In Oregon (and elsewhere, of course), some are learning from these tragedies and 'transmuting fear into preparedness,' as someone says in this 2017 Public Broadcasting video:



But it's a long haul, and so costly.

That video is Portland-centric, as so much media is. Yet that city, while not representative of the state as a whole, is our major outlet to the outside world, so that's natural for such a topic.

But the rest of Oregon is in for it, too. For example, here in the Valley (where "up" means north, not south as in the Shenandoah Valley), the Resilience Plan (PDF) they mention in the video notes that parts of the region where I live, where the water table is high even though we're 70 miles from the coast, are at high risk for liquefaction. You do see cross-bracing here and other signs of earthquake awareness and action, but I don't know that anyone is prepared for Sulawesi-style liquefaction which this layperson suspects is possible, at least in broad parts of some counties, if not on such a wide scale, given the different topography:



That's not a tsunami traveling inland; it is solid ground turning to thin mud as a seismic wave or waves move inland.

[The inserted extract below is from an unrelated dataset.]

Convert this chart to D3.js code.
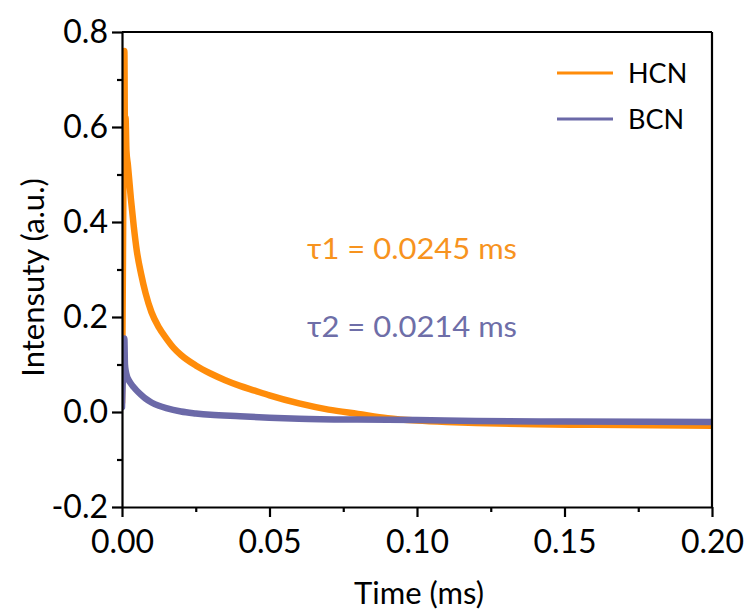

Nowadays evacuation towers are a proposed fix for coastal communities despite the unfortunate example of vertical evac failure in that video (in Minami, I think).

The one for Newport -- which is also a new Oregon State marine studies building -- is directly west of us, on the other side of the Coast Range (where highways will be blocked by landslides, as they will be in the Cascades on the other side of the Valley; also, infrastructure damage will have shut down I5 and other north-south arteries).

At the time they were building it, I recall reading locally that OSU geologists, including some who are in that video, opposed it, saying the money should be spent to build it outside the tsunami zone. They lost. This whole controversy seems to be memory-holed -- can't easily find mention of it online.

I just hope the tower concept isn't a loss, too, when natural circumstances test it.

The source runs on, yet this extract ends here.